Collected data
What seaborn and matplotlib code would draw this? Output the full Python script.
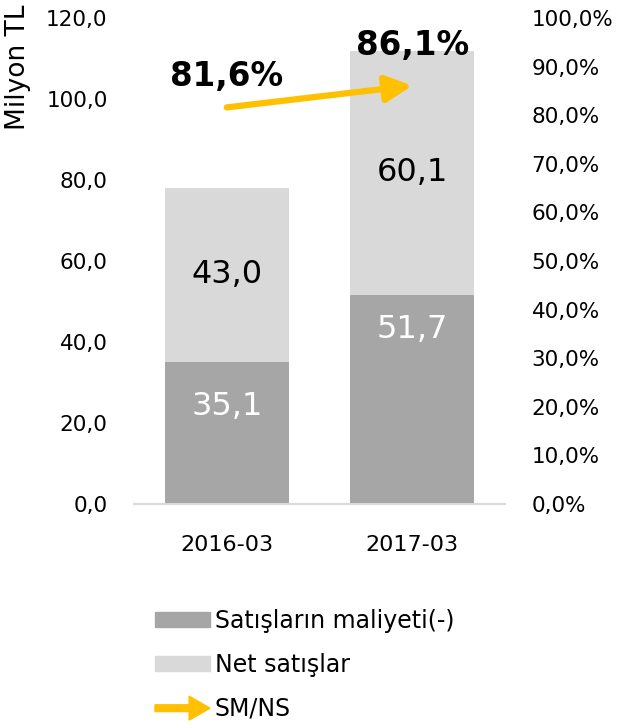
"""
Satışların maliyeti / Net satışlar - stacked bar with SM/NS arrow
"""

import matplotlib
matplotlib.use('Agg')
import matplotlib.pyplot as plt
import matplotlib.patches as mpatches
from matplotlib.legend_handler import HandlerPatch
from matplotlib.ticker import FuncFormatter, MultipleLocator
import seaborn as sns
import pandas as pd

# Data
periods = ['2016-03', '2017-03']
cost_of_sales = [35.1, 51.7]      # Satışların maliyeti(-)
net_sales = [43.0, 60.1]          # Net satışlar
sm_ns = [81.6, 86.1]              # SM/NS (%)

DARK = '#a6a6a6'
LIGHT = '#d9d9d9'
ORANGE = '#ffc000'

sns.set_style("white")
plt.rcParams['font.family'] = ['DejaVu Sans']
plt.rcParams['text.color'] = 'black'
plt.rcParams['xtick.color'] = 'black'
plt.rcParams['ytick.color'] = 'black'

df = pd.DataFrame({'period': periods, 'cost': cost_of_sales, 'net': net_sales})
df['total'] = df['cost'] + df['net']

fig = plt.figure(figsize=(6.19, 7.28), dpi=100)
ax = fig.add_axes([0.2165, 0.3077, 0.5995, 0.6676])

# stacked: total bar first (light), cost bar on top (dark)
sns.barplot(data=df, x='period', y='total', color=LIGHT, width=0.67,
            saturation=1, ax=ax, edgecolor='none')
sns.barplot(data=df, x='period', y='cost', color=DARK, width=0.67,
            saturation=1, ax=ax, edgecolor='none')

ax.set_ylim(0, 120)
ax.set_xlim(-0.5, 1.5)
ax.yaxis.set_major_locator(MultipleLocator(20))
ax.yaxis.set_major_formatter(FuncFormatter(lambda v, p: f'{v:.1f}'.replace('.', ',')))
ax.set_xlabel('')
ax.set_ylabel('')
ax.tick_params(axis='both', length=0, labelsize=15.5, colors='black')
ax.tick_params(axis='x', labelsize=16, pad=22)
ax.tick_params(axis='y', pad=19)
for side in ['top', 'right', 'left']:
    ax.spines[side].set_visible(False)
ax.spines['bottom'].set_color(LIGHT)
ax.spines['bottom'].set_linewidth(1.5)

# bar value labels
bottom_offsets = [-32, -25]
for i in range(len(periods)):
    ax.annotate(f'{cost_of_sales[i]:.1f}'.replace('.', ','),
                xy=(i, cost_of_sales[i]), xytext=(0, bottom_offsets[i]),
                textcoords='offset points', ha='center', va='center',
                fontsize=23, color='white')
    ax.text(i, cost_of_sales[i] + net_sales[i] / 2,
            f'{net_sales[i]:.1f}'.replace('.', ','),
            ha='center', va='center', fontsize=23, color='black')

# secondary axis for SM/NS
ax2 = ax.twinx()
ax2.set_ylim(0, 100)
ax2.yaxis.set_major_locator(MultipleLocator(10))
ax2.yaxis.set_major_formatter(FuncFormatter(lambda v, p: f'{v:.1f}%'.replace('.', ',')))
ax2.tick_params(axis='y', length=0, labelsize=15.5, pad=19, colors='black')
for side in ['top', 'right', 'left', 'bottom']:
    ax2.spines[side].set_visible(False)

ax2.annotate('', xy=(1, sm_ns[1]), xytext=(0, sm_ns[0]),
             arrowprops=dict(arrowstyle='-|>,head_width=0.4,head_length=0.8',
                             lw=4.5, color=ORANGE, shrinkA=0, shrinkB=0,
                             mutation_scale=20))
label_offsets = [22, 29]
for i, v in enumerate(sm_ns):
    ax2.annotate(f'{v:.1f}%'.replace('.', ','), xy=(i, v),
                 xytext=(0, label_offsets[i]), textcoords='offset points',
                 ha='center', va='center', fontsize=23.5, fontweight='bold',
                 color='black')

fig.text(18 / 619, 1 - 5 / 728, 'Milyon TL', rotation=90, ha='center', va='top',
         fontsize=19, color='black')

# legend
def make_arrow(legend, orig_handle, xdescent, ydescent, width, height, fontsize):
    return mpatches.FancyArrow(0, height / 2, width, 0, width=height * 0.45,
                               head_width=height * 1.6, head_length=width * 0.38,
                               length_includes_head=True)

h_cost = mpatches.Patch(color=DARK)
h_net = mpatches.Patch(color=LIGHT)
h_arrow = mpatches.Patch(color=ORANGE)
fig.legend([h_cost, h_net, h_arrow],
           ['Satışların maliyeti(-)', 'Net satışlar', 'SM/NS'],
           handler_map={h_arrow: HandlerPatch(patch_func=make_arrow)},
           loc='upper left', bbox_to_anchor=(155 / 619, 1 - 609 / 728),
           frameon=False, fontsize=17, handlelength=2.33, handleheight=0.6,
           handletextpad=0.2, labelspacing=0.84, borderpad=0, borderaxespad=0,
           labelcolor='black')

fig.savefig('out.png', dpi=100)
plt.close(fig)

Problem
Look at the listing and set down only the lines from its start through the line with "ax.spines['bottom'].set_linewidth(1.5)", word for word and without pictures.

Task result
What seaborn and matplotlib code would draw this? Output the full Python script.
"""
Satışların maliyeti / Net satışlar - stacked bar with SM/NS arrow
"""

import matplotlib
matplotlib.use('Agg')
import matplotlib.pyplot as plt
import matplotlib.patches as mpatches
from matplotlib.legend_handler import HandlerPatch
from matplotlib.ticker import FuncFormatter, MultipleLocator
import seaborn as sns
import pandas as pd

# Data
periods = ['2016-03', '2017-03']
cost_of_sales = [35.1, 51.7]      # Satışların maliyeti(-)
net_sales = [43.0, 60.1]          # Net satışlar
sm_ns = [81.6, 86.1]              # SM/NS (%)

DARK = '#a6a6a6'
LIGHT = '#d9d9d9'
ORANGE = '#ffc000'

sns.set_style("white")
plt.rcParams['font.family'] = ['DejaVu Sans']
plt.rcParams['text.color'] = 'black'
plt.rcParams['xtick.color'] = 'black'
plt.rcParams['ytick.color'] = 'black'

df = pd.DataFrame({'period': periods, 'cost': cost_of_sales, 'net': net_sales})
df['total'] = df['cost'] + df['net']

fig = plt.figure(figsize=(6.19, 7.28), dpi=100)
ax = fig.add_axes([0.2165, 0.3077, 0.5995, 0.6676])

# stacked: total bar first (light), cost bar on top (dark)
sns.barplot(data=df, x='period', y='total', color=LIGHT, width=0.67,
            saturation=1, ax=ax, edgecolor='none')
sns.barplot(data=df, x='period', y='cost', color=DARK, width=0.67,
            saturation=1, ax=ax, edgecolor='none')

ax.set_ylim(0, 120)
ax.set_xlim(-0.5, 1.5)
ax.yaxis.set_major_locator(MultipleLocator(20))
ax.yaxis.set_major_formatter(FuncFormatter(lambda v, p: f'{v:.1f}'.replace('.', ',')))
ax.set_xlabel('')
ax.set_ylabel('')
ax.tick_params(axis='both', length=0, labelsize=15.5, colors='black')
ax.tick_params(axis='x', labelsize=16, pad=22)
ax.tick_params(axis='y', pad=19)
for side in ['top', 'right', 'left']:
    ax.spines[side].set_visible(False)
ax.spines['bottom'].set_color(LIGHT)
ax.spines['bottom'].set_linewidth(1.5)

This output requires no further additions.